— start of DATA SEGMENT —

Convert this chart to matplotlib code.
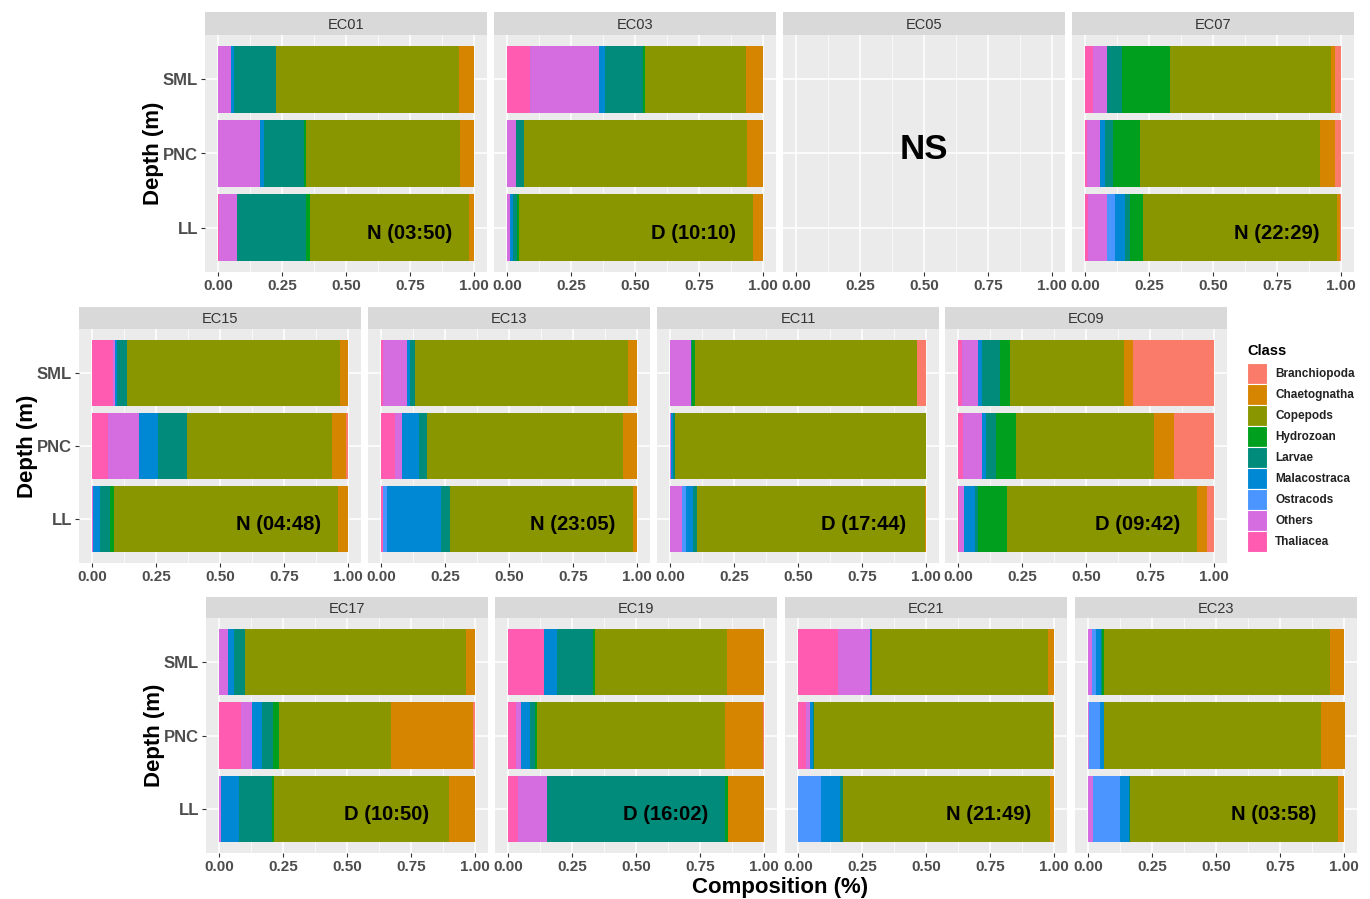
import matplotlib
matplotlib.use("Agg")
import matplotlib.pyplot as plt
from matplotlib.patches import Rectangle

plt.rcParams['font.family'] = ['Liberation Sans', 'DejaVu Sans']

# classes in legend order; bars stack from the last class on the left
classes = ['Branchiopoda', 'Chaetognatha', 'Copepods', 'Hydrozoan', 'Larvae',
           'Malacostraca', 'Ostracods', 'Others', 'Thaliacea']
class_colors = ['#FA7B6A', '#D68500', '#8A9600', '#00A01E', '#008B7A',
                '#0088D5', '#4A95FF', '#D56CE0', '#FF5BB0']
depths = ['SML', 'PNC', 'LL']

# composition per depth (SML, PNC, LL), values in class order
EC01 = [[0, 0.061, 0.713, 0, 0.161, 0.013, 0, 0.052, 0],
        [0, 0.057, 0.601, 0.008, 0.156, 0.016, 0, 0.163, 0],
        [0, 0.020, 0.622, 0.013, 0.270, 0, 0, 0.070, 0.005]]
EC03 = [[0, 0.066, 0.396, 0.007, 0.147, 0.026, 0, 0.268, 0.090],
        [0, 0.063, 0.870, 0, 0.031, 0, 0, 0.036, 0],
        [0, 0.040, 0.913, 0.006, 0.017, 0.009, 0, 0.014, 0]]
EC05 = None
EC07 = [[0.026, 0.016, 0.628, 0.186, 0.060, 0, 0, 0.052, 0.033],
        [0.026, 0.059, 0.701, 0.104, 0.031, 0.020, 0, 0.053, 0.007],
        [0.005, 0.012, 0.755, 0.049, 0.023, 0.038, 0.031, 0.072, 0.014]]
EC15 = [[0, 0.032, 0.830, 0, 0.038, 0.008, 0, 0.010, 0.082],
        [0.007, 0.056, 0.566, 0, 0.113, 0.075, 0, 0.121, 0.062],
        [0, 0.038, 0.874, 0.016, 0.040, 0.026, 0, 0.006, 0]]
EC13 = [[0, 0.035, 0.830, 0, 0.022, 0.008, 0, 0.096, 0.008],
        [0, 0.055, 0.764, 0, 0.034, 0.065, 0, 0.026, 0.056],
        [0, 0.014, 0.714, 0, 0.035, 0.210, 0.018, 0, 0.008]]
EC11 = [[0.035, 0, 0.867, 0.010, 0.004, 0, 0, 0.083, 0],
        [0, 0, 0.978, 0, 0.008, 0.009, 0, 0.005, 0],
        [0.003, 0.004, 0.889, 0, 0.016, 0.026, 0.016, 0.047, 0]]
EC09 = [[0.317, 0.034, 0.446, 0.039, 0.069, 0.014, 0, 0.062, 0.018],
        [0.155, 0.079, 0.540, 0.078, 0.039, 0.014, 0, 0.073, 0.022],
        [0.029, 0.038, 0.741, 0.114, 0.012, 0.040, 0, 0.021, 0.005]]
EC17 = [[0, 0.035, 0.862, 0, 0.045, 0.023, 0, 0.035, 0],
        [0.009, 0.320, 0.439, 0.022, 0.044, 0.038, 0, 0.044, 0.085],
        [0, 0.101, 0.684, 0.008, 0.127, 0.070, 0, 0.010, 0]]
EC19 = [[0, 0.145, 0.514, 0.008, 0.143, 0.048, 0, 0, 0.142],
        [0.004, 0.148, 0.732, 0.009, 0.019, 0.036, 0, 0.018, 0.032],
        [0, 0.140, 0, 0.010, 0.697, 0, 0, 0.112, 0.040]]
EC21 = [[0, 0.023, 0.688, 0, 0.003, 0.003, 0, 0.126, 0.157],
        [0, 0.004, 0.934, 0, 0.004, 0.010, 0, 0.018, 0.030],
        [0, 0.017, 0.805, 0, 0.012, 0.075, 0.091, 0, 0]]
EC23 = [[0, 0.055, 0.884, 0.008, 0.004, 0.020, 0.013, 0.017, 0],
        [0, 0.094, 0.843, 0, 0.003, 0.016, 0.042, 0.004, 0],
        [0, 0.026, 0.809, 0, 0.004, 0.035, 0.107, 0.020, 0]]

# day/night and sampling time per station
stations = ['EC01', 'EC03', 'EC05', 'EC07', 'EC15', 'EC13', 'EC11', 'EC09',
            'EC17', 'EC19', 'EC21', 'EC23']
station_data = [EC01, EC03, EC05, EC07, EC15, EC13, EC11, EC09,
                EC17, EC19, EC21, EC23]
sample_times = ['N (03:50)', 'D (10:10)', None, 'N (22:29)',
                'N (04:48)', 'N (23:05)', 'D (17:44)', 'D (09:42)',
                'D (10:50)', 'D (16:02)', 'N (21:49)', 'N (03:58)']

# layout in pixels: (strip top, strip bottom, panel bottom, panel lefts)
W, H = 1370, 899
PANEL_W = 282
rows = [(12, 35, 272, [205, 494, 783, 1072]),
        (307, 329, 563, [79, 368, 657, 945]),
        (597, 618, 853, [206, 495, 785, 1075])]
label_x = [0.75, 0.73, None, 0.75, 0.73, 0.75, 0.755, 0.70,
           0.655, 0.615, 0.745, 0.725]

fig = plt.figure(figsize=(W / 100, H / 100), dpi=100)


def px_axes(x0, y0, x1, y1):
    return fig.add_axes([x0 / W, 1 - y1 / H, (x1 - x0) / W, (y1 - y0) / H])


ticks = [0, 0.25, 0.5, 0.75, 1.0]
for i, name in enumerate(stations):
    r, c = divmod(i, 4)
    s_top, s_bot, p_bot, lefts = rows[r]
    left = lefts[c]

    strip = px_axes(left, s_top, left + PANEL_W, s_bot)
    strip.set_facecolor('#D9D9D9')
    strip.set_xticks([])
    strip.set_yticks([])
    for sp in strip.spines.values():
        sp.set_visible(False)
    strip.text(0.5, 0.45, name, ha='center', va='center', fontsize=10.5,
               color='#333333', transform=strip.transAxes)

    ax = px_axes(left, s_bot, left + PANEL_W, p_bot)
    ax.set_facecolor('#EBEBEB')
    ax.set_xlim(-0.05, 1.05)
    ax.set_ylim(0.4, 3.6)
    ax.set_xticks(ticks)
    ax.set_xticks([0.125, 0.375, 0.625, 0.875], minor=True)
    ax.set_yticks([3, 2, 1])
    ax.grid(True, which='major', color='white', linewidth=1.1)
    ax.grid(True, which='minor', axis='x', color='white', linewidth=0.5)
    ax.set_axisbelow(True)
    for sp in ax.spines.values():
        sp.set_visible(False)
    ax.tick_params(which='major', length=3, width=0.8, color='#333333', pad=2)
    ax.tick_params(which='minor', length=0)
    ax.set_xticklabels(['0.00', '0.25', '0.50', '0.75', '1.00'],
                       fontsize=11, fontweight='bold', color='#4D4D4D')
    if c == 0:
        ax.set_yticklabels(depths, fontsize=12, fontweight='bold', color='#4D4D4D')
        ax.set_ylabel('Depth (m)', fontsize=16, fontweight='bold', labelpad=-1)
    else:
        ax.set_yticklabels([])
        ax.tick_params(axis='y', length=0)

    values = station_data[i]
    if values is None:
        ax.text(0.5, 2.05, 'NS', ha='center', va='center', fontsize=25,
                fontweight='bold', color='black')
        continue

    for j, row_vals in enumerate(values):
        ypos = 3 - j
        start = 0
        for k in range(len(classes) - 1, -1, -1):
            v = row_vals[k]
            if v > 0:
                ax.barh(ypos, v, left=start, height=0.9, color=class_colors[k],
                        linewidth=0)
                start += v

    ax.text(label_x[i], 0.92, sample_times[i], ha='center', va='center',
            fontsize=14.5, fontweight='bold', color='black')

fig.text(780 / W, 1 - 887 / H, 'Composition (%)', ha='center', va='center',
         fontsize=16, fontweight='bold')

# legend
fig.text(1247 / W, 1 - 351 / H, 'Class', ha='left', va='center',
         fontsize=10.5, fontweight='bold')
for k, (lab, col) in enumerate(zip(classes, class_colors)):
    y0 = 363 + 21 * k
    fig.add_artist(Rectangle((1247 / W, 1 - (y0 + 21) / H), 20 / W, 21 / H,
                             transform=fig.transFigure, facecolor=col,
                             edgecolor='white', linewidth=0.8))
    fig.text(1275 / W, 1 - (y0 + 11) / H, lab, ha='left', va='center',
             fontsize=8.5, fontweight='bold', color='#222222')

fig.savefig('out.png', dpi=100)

— end of DATA SEGMENT —

YOUR INSTRUCTIONS –
Quote, exactly and only, the lines from the first line of the data above through the line containing "plt.rcParams['font.family'] = ['Liberation". The pictures do not belong in it.

EXERCISE SOLUTION –
Convert this chart to matplotlib code.
import matplotlib
matplotlib.use("Agg")
import matplotlib.pyplot as plt
from matplotlib.patches import Rectangle

plt.rcParams['font.family'] = ['Liberation Sans', 'DejaVu Sans']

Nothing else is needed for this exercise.